Hmmm-compressed rawhide is what I gave Bonnie that made her throw up. I agree that Greenies DID have problems, but they reformulated and have been given the 'green light' (no pun intended) by my vet, under supervision. Flossies and bully sticks IMO are fine, just take them away when they get too small.


----------



## Ptarana (Jul 12, 2006)

The only nylabone my will chew on are the little white ones flavored with chicken mine love them and they are very safe. They have never been able to chew a piece off of these. I believe they are the safest out there.


----------



## tamizami (May 1, 2007)

I recently tried cow hooves for my pups and they love them! They don't stain the carpet, they are all natural and they're very inexpensive - about .99 at Petsmart. My mom and dad have one for their havanese and so I searched this forum and saw a lot of positive feedback on them. Based on my dogs, I would strongly recommend cow hooves (we call them "moo moos").


----------



## carrie (Aug 24, 2004)

i bought the white chicken flavored nylabones and massimo and mini both mangled both of theirs. so, i don't buy the plastic ones because they are able to chew pieces off and swallow them. i do however give them the healthy edible ones, and greenies sometimes. (yes, the greenies were reformulated due to law suits) i used to give them dehydrated chicken breast, but since i can't trust them anymore i don't. flossies, bully sticks and springs are other of their favorites. i don't get them all that often tho.


----------



## snowballsmom (Mar 3, 2006)

> I recently tried cow hooves for my pups and they love them! They don't stain the carpet, they are all natural and they're very inexpensive - about .99 at Petsmart. My mom and dad have one for their havanese and so I searched this forum and saw a lot of positive feedback on them. Based on my dogs, I would strongly recommend cow hooves (we call them "moo moos"). [/B]

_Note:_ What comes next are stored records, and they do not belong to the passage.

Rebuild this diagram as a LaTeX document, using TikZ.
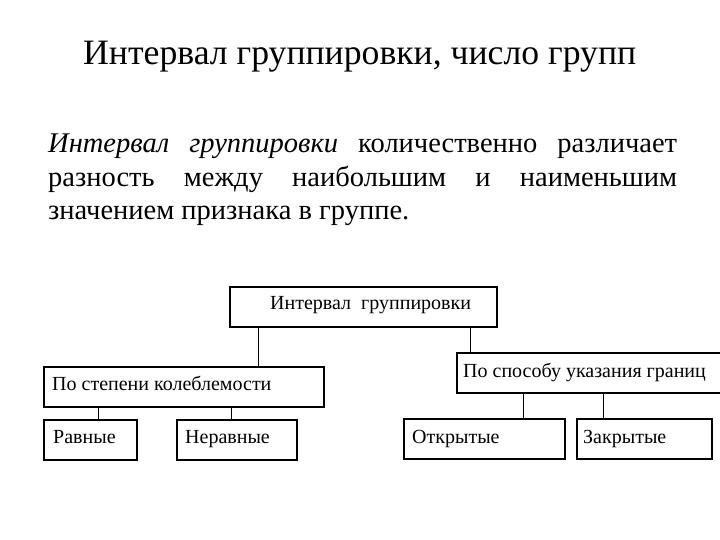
\documentclass[tikz,border=0pt]{standalone}
\usepackage{fontspec}
\setmainfont{Liberation Serif}
\begin{document}
\begin{tikzpicture}[x=1pt,y=-1pt,
  box/.style={draw=black, line width=1.2pt, inner sep=0pt, minimum height=40pt},
  txt/.style={anchor=base west, inner sep=0pt, font=\fontsize{20}{22}\selectfont},
  para/.style={anchor=base west, inner sep=0pt, font=\fontsize{28.5}{33}\selectfont},
  conn/.style={draw=black, line width=1pt}]
\useasboundingbox (0,0) rectangle (720,540);
\fill[white] (0,0) rectangle (720,540);
% title
\node[anchor=base west, inner sep=0pt, font=\fontsize{35.7}{40}\selectfont] (title) at (83,65) {Интервал группировки, число групп};
% paragraph
\node[para] (p1) at (48,153)
  {\makebox[629pt][s]{\textit{Интервал группировки} количественно различает}};
\node[para] (p2) at (48,187)
  {\makebox[629pt][s]{разность между наибольшим и наименьшим}};
\node[para] (p3) at (48,220)
  {значением признака в группе.};
% boxes
\node[box, minimum width=267pt] (top) at (363.5,307) {};
\node[box, minimum width=280pt] (kol) at (184,387) {};
\node[box, minimum width=267pt] (gran) at (590.5,373) {};
\node[box, minimum width=93pt] (ravn) at (90.5,440) {};
\node[box, minimum width=120pt] (nerav) at (237,440) {};
\node[box, minimum width=161pt] (otkr) at (484.5,439) {};
\node[box, minimum width=135pt] (zakr) at (644.5,439) {};
% texts
\node[txt] (ttop) at (270,309) {Интервал\ \ группировки};
\node[txt] (tkol) at (52,390) {По степени колеблемости};
\node[txt] (tgran) at (463,377) {По способу указания границ};
\node[txt] (travn) at (53,443) {Равные};
\node[txt] (tnerav) at (185,443) {Неравные};
\node[txt] (totkr) at (412,443) {Открытые};
\node[txt] (tzakr) at (583,443) {Закрытые};
% connectors
\coordinate (x1) at (258,0);
\coordinate (x2) at (470,0);
\coordinate (x3) at (98,0);
\coordinate (x4) at (231,0);
\coordinate (x5) at (523,0);
\coordinate (x6) at (603,0);
\draw[conn] (top.south -| x1) -- (kol.north -| x1);
\draw[conn] (top.south -| x2) -- (gran.north -| x2);
\draw[conn] (kol.south -| x3) -- (ravn.north -| x3);
\draw[conn] (kol.south -| x4) -- (nerav.north -| x4);
\draw[conn] (gran.south -| x5) -- (otkr.north -| x5);
\draw[conn] (gran.south -| x6) -- (zakr.north -| x6);
\end{tikzpicture}
\end{document}
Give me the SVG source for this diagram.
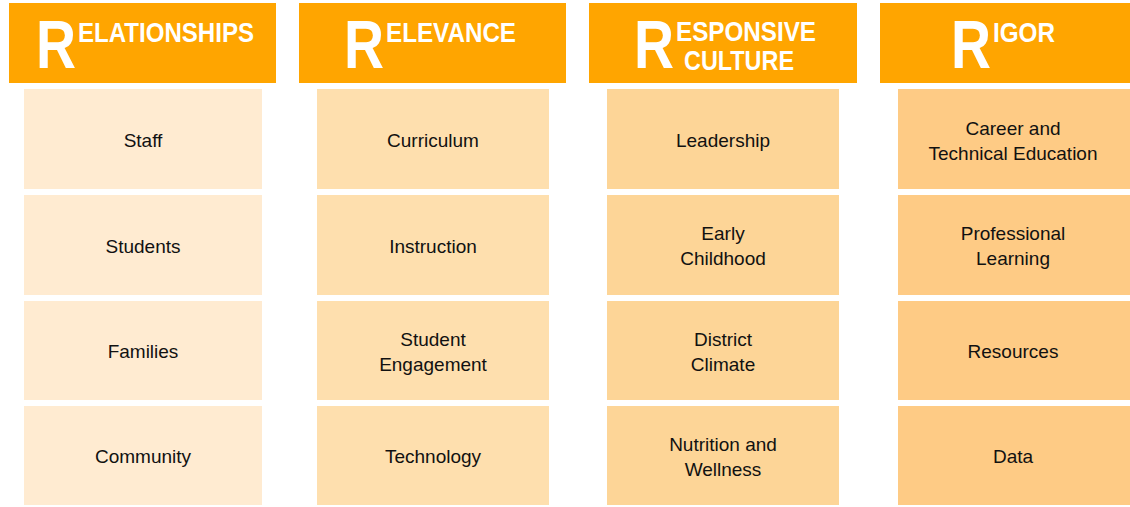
<svg xmlns="http://www.w3.org/2000/svg" width="1130" height="507" viewBox="0 0 1130 507">
<style>
.hdr{fill:#FFA500}
.big{font-family:"Liberation Sans",Arial,sans-serif;font-weight:bold;font-size:68px;fill:#fff}
.sm{font-family:"Liberation Sans",Arial,sans-serif;font-weight:bold;font-size:28px;fill:#fff}
.t{font-family:"Liberation Sans",Arial,sans-serif;font-size:19px;fill:#111;text-anchor:middle}
.c1{fill:#FFEBD1}.c2{fill:#FEDFAE}.c3{fill:#FDD597}.c4{fill:#FECB85}
</style>
<rect width="1130" height="507" fill="#fff"/>
<g id="col-relationships">
<rect class="hdr" x="9" y="3" width="267" height="80"/>
<text class="big" x="36" y="68" textLength="40" lengthAdjust="spacingAndGlyphs">R</text>
<text class="sm" x="78" y="42" textLength="176" lengthAdjust="spacingAndGlyphs">ELATIONSHIPS</text>
</g>
<g id="col-relevance">
<rect class="hdr" x="299" y="3" width="267" height="80"/>
<text class="big" x="344" y="68" textLength="40" lengthAdjust="spacingAndGlyphs">R</text>
<text class="sm" x="386" y="42" textLength="130" lengthAdjust="spacingAndGlyphs">ELEVANCE</text>
</g>
<g id="col-responsive">
<rect class="hdr" x="589" y="3" width="268" height="80"/>
<text class="big" x="634" y="68" textLength="40" lengthAdjust="spacingAndGlyphs">R</text>
<text class="sm" x="676" y="41" textLength="140" lengthAdjust="spacingAndGlyphs">ESPONSIVE</text>
<text class="sm" x="684" y="70" textLength="110" lengthAdjust="spacingAndGlyphs">CULTURE</text>
</g>
<g id="col-rigor">
<rect class="hdr" x="880" y="3" width="250" height="80"/>
<text class="big" x="951" y="68" textLength="40" lengthAdjust="spacingAndGlyphs">R</text>
<text class="sm" x="993" y="42" textLength="62" lengthAdjust="spacingAndGlyphs">IGOR</text>
</g>
<g id="staff"><rect class="c1" x="24" y="89" width="238" height="100"/><text class="t" x="143" y="147">Staff</text></g>
<g id="students"><rect class="c1" x="24" y="195" width="238" height="100"/><text class="t" x="143" y="253">Students</text></g>
<g id="families"><rect class="c1" x="24" y="301" width="238" height="99"/><text class="t" x="143" y="358">Families</text></g>
<g id="community"><rect class="c1" x="24" y="406" width="238" height="99"/><text class="t" x="143" y="463">Community</text></g>
<g id="curriculum"><rect class="c2" x="317" y="89" width="232" height="100"/><text class="t" x="433" y="147">Curriculum</text></g>
<g id="instruction"><rect class="c2" x="317" y="195" width="232" height="100"/><text class="t" x="433" y="253">Instruction</text></g>
<g id="student-engagement"><rect class="c2" x="317" y="301" width="232" height="99"/><text class="t" x="433" y="346">Student</text><text class="t" x="433" y="371">Engagement</text></g>
<g id="technology"><rect class="c2" x="317" y="406" width="232" height="99"/><text class="t" x="433" y="463">Technology</text></g>
<g id="leadership"><rect class="c3" x="607" y="89" width="232" height="100"/><text class="t" x="723" y="147">Leadership</text></g>
<g id="early-childhood"><rect class="c3" x="607" y="195" width="232" height="100"/><text class="t" x="723" y="240">Early</text><text class="t" x="723" y="265">Childhood</text></g>
<g id="district-climate"><rect class="c3" x="607" y="301" width="232" height="99"/><text class="t" x="723" y="346">District</text><text class="t" x="723" y="371">Climate</text></g>
<g id="nutrition-wellness"><rect class="c3" x="607" y="406" width="232" height="99"/><text class="t" x="723" y="451">Nutrition and</text><text class="t" x="723" y="476">Wellness</text></g>
<g id="cte"><rect class="c4" x="898" y="89" width="232" height="100"/><text class="t" x="1013" y="135">Career and</text><text class="t" x="1013" y="160">Technical Education</text></g>
<g id="professional-learning"><rect class="c4" x="898" y="195" width="232" height="100"/><text class="t" x="1013" y="240">Professional</text><text class="t" x="1013" y="265">Learning</text></g>
<g id="resources"><rect class="c4" x="898" y="301" width="232" height="99"/><text class="t" x="1013" y="358">Resources</text></g>
<g id="data"><rect class="c4" x="898" y="406" width="232" height="99"/><text class="t" x="1013" y="463">Data</text></g>
<g id="connectors"></g>
</svg>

This is what we give Snowball and Charlie too! They just love them. The only draw back on them is stepping on them in the middle of the night without waking everyone up by yelling! Those things hurt!  Honestly though, both of the dogs love chewing on these.

Bev
Snowball & Charlie


----------



## ShilohsMom (Jun 25, 2007)

I feed mine Nylabone's Nutri-Dent and they just love them. They are along the lines of a greenie but without any prior controversy.


----------



## sassy's mommy (Aug 29, 2005)

> My doggie daycare and boarding won't allow a dog to be alone with a rawhide...only flossies. I don't know why but I trust them. My vet tell me that the rawhides that are rolled long and thin like a cigarette are great for natural teeth cleaning.
> 
> mary anna Herk and Theena[/B]


There are some compressed rawhide out there but I still would not use it. There are too many other alternatives. 

I don't mean to offend anyone here but just a concern here. If someone does choose to use a natural product please be sure it is packaged in the USA. Some countries have problems with mad cow disease.


----------



## mysugarbears (Aug 13, 2007)

I also give mine the hooves to chew on they just love them. I bought them at Petsmart and made sure that they are made in the US.


----------